Effective private markets communication shares a number of characteristics. It is proactive - framed and delivered before commitments are made, not in the event of adverse signals. It is specific - not merely “returns may be negative early,” but rather “this commitment will likely show a negative net Internal Rate of Return (IRR) in years zero–two as deployment and fees precede exits; this pattern is consistent with the strategy’s normal earning cycle.” And it reframes evaluation away from short-term mark-to-market returns to the metrics that matter in private investing.

Those metrics include:

  • Pace and quality of capital deployment relative to the fund’s target strategy and vintage expectations.
  • Operational progress in portfolio companies and key value-creation milestones.
  • Realised cash flows: distributions to paid-in capital (DPI) and distribution patterns versus expected timelines.
  • TVPI (total value to paid-in) and net IRR over appropriate horizons, with vintage-year and strategy context.
  • General Partner alignment indicators: co-investment, fee structures and follow-on reserve policies.
  • Portfolio construction signals: concentration, exposure to cyclical sectors and diversification across vintages.

These measures are harder to convey than a single trailing return, but they are the signals that indicate whether a programme is functioning as intended. Stakeholders who are equipped with a grasp of this framework are better able to tolerate short-term reporting volatility or downturns and therefore make decisions consistent with long-term objectives.

The timing and governance dimension

Timing matters. Before a commitment is imminent, committees and end-investors tend to be most open to learning rather than seeking confirmation for a decided course. Once capital is called and potentially subdued returns appear, the same explanations can be perceived as defensive. An understanding of an appropriate monitoring framework in the planning and approval phase positions fiduciaries to make disciplined allocation decisions.

Governance protocols should codify these expectations: pre-commitment briefings, monitoring dashboards that reference the metrics above, and broad guidelines for when deployment or performance deviates materially from reasonable assumptions. When investors understand the typical lifecycle of a private investment - deployment, value creation, then distribution - they are less likely to pre-judge the programme based on a narrow set of short-term reference points.

The payoff

Private markets are a long-term proposition. Those investors that stay allocated through the full cycle, resisting the urge to hit the pause button at or soon after the J-curve phase, are best placed to capture the illiquidity premium and develop a fully-fledged investment programme – one with funds at different stages of maturity, exhibiting both positive and negative cashflow, ultimately with self-sustaining characteristics.
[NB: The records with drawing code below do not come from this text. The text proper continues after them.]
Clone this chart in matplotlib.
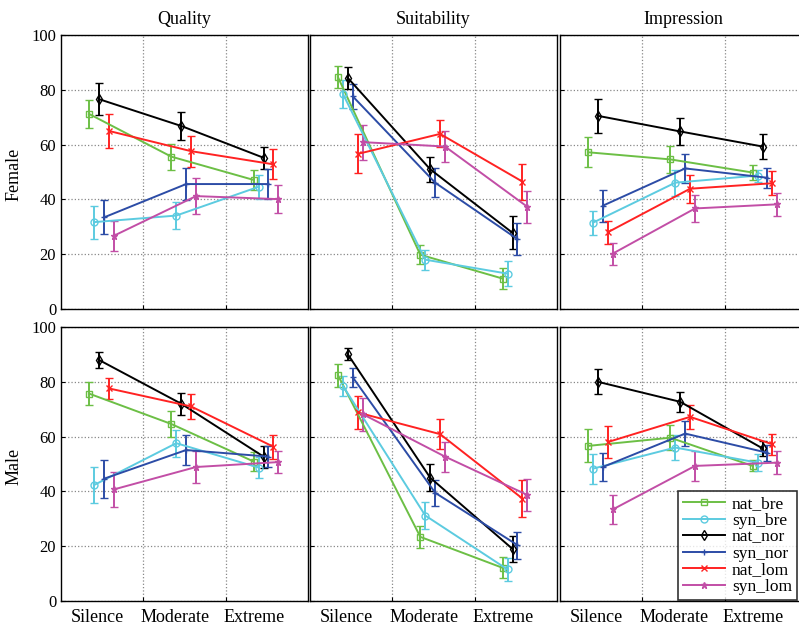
import numpy as np
import matplotlib
matplotlib.use('Agg')
import matplotlib.pyplot as plt
from matplotlib.lines import Line2D

plt.rcParams['font.family'] = ['Liberation Serif', 'DejaVu Serif']

conds = ['Silence', 'Moderate', 'Extreme']
series = ['nat_bre', 'syn_bre', 'nat_nor', 'syn_nor', 'nat_lom', 'syn_lom']
colors = ['#6cbf45', '#5ccbe0', '#000000', '#2c4ca6', '#ff2222', '#c24ea6']
markers = ['s', 'o', 'd', '+', 'x', '*']
offsets = [-0.16, -0.10, -0.04, 0.02, 0.08, 0.14]

# rows: series, cols: Silence / Moderate / Extreme
qual_f_mean = [[71.2, 55.6, 47.1], [31.7, 34.1, 44.6], [76.6, 66.8, 55.2],
               [33.4, 45.6, 45.6], [65.0, 57.6, 52.8], [26.7, 41.2, 40.1]]
qual_f_err = [[5.0, 4.7, 3.7], [6.0, 4.8, 4.3], [5.7, 5.0, 4.0],
              [6.2, 5.9, 5.5], [6.1, 5.7, 5.5], [5.4, 6.6, 5.0]]
suit_f_mean = [[84.6, 19.8, 11.1], [78.5, 18.0, 12.9], [84.3, 51.0, 27.8],
               [77.6, 46.1, 25.5], [56.6, 63.9, 46.5], [60.9, 59.3, 37.3]]
suit_f_err = [[4.0, 3.5, 3.7], [5.0, 3.6, 4.6], [4.0, 4.6, 6.0],
              [4.6, 5.3, 5.9], [7.1, 4.9, 6.6], [6.4, 5.5, 5.8]]
impr_f_mean = [[57.2, 54.6, 49.8], [31.5, 46.1, 48.7], [70.5, 64.8, 59.3],
               [37.7, 51.3, 47.9], [28.0, 43.9, 45.9], [20.2, 36.7, 38.2]]
impr_f_err = [[5.4, 4.9, 2.6], [4.4, 4.7, 2.2], [6.1, 4.8, 4.4],
              [5.8, 5.2, 3.6], [4.1, 5.1, 4.3], [4.0, 4.9, 4.1]]
qual_m_mean = [[75.7, 64.6, 50.9], [42.3, 57.6, 48.7], [88.0, 72.0, 52.7],
               [44.6, 55.1, 52.7], [77.6, 71.0, 56.3], [40.7, 48.9, 50.7]]
qual_m_err = [[4.3, 4.9, 3.4], [6.7, 4.9, 3.8], [2.8, 4.0, 4.0],
              [6.9, 5.5, 3.8], [3.8, 4.5, 4.3], [6.3, 5.9, 4.1]]
suit_m_mean = [[82.4, 23.4, 12.1], [78.5, 31.2, 11.5], [90.0, 45.0, 19.0],
               [81.6, 39.5, 20.4], [68.8, 60.9, 37.4], [68.2, 52.7, 38.7]]
suit_m_err = [[4.2, 4.0, 3.8], [3.7, 5.0, 4.3], [2.2, 5.0, 4.6],
              [3.4, 4.8, 4.9], [6.1, 5.5, 6.6], [6.0, 5.5, 6.0]]
impr_m_mean = [[56.6, 59.6, 49.3], [48.3, 56.0, 50.5], [80.0, 72.7, 55.7],
               [48.9, 61.1, 54.1], [58.0, 67.2, 57.2], [33.4, 49.3, 50.5]]
impr_m_err = [[6.0, 4.5, 2.0], [5.5, 4.5, 3.0], [4.5, 3.7, 2.8],
              [5.2, 4.6, 3.0], [5.7, 4.5, 3.8], [5.2, 5.4, 4.1]]

panels = [[(qual_f_mean, qual_f_err), (suit_f_mean, suit_f_err), (impr_f_mean, impr_f_err)],
          [(qual_m_mean, qual_m_err), (suit_m_mean, suit_m_err), (impr_m_mean, impr_m_err)]]
titles = ['Quality', 'Suitability', 'Impression']
rows = ['Female', 'Male']
label_x = [0.94, 1.89, 2.85]

fig = plt.figure(figsize=(7.99, 6.25), dpi=100)
lefts = [61/799, 310/799, 560/799]
bottoms = [(625-309)/625, (625-601)/625]
w = 247/799
h = 274/625

x = np.arange(1, 4)
for r in range(2):
    for c in range(3):
        ax = fig.add_axes([lefts[c], bottoms[r], w, h])
        means, errs = panels[r][c]
        for k in range(6):
            ax.errorbar(x + offsets[k], means[k], yerr=errs[k], color=colors[k],
                        marker=markers[k], markersize=5, markerfacecolor='none',
                        markeredgecolor=colors[k], markeredgewidth=1.0,
                        linewidth=1.4, elinewidth=1.4, capsize=3, capthick=1.4)
        ax.set_xlim(0.5, 3.5)
        ax.set_ylim(0, 100)
        ax.set_xticks([1.5, 2.5])
        ax.set_xticklabels([])
        ax.set_yticks([0, 20, 40, 60, 80, 100])
        ax.grid(True, linestyle=':', color='#888888', linewidth=0.9)
        ax.tick_params(direction='in', length=3, labelsize=12)
        for s in ax.spines.values():
            s.set_linewidth(1.0)
        if c == 0:
            ax.set_ylabel(rows[r], fontsize=13)
            ax.yaxis.set_label_coords(-0.155, 0.49)
        else:
            ax.set_yticklabels([])
        if r == 0:
            ax.set_title(titles[c], fontsize=13, pad=8)
        else:
            for k in range(3):
                ax.text(label_x[k], -3, conds[k], ha='center', va='top',
                        fontsize=13, transform=ax.transData)
        if r == 1 and c == 2:
            handles = [Line2D([], [], color=colors[k], marker=markers[k], markersize=5,
                              markerfacecolor='none', linewidth=1.4)
                       for k in range(6)]
            leg = ax.legend(handles, series, loc='lower right',
                            bbox_to_anchor=(797/799, 25/625),
                            bbox_transform=fig.transFigure, fontsize=12.5,
                            frameon=True, fancybox=False, edgecolor='black',
                            handlelength=2.4, borderpad=0.3, labelspacing=0.02,
                            handletextpad=0.4, borderaxespad=0)
            leg.get_frame().set_linewidth(1.2)

fig.savefig('out.png', dpi=100)
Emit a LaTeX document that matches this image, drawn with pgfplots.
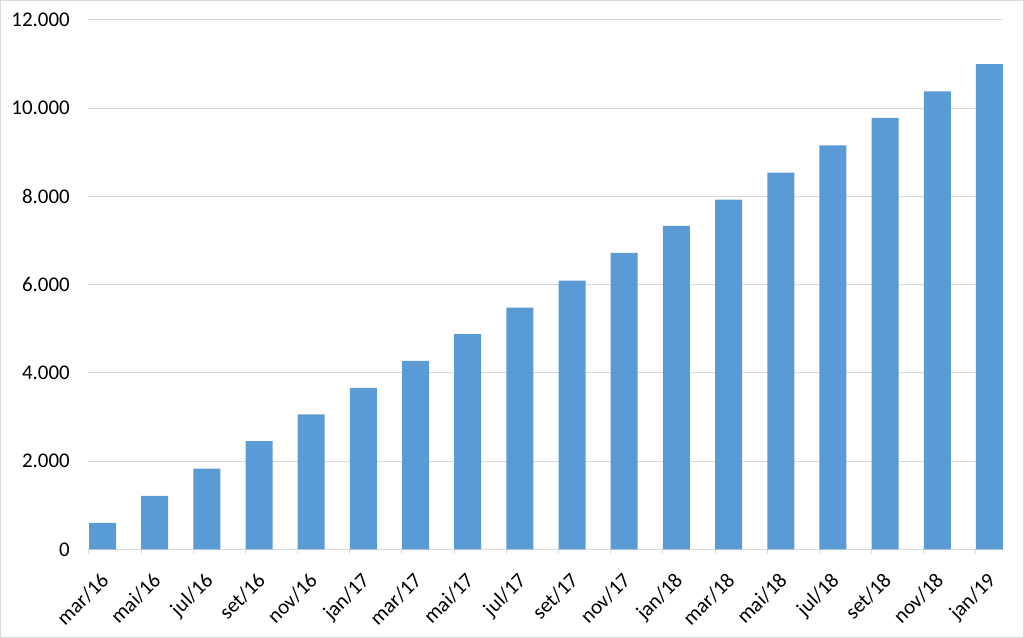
\documentclass[border=0pt]{standalone}
\usepackage{pgfplots}
\pgfplotsset{compat=1.18}
\usepackage{fontspec}
\setmainfont{Carlito}
\definecolor{barblue}{HTML}{5B9BD5}
\definecolor{gridgray}{HTML}{D9D9D9}
\begin{document}
\begin{tikzpicture}
\useasboundingbox (0,0) rectangle (1024bp,638bp);
\draw[gridgray, line width=1bp] (0.5bp,0.5bp) rectangle (1023.5bp,637.5bp);
\begin{axis}[
  at={(88bp,88.7bp)}, anchor=south west,
  scale only axis, width=915bp, height=529.3bp,
  ybar, bar width=27bp,
  xmin=-0.278, xmax=17.26,
  ymin=0, ymax=12000,
  ytick={0,2000,...,12000},
  scaled y ticks=false,
  xtick=data,
  xticklabels={mar/16,mai/16,jul/16,set/16,nov/16,jan/17,mar/17,mai/17,jul/17,set/17,nov/17,jan/18,mar/18,mai/18,jul/18,set/18,nov/18,jan/19},
  axis line style={draw=none},
  tick style={gridgray, line width=1bp},
  major tick length=0pt,
  xtick pos=bottom, ytick pos=left,
  ymajorgrids, grid style={gridgray, line width=1bp},
  extra x ticks={-0.26,0.74,1.74,2.74,3.74,4.74,5.74,6.74,7.74,8.74,9.74,10.74,11.74,12.74,13.74,14.74,15.74,16.74},
  extra x tick labels={},
  extra x tick style={xmajorgrids=false, major tick length=5bp, tick align=outside},
  ticklabel style={font=\fontsize{21}{25}\selectfont},
  /pgf/number format/.cd, assume math mode=true, 1000 sep={.}, /pgfplots/.cd,
  yticklabel style={anchor=east, inner sep=0pt, xshift=-18bp},
  xticklabel style={inner sep=0pt, xshift=-3bp, yshift=-22bp, rotate=45, anchor=north east},
]
\addplot[fill=barblue, draw=none] coordinates {
  (0,600) (1,1210) (2,1830) (3,2450) (4,3060) (5,3660) (6,4270) (7,4880) (8,5480)
  (9,6090) (10,6720) (11,7330) (12,7930) (13,8540) (14,9160) (15,9780) (16,10380) (17,11000)
};
\end{axis}
\end{tikzpicture}
\end{document}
This outcome depends less on a single manager call than on the quality of the conversations that precede commitments, the governance structures that sustain them, and the information frameworks that allow stakeholders to evaluate private market allocations on their own terms.

When the mechanics, metrics and expected timelines are understood, private market exposures have a stronger chance of performing as intended - and governing bodies can make measured, well-founded decisions consistent with fiduciary duty.

David Scobie is a Principal at global investment firm Mercer, a Marsh business, based in Auckland.

This article does not contain investment advice relating to your particular circumstances. No investment decision should be made based on this information without first obtaining appropriate professional advice and considering your circumstances.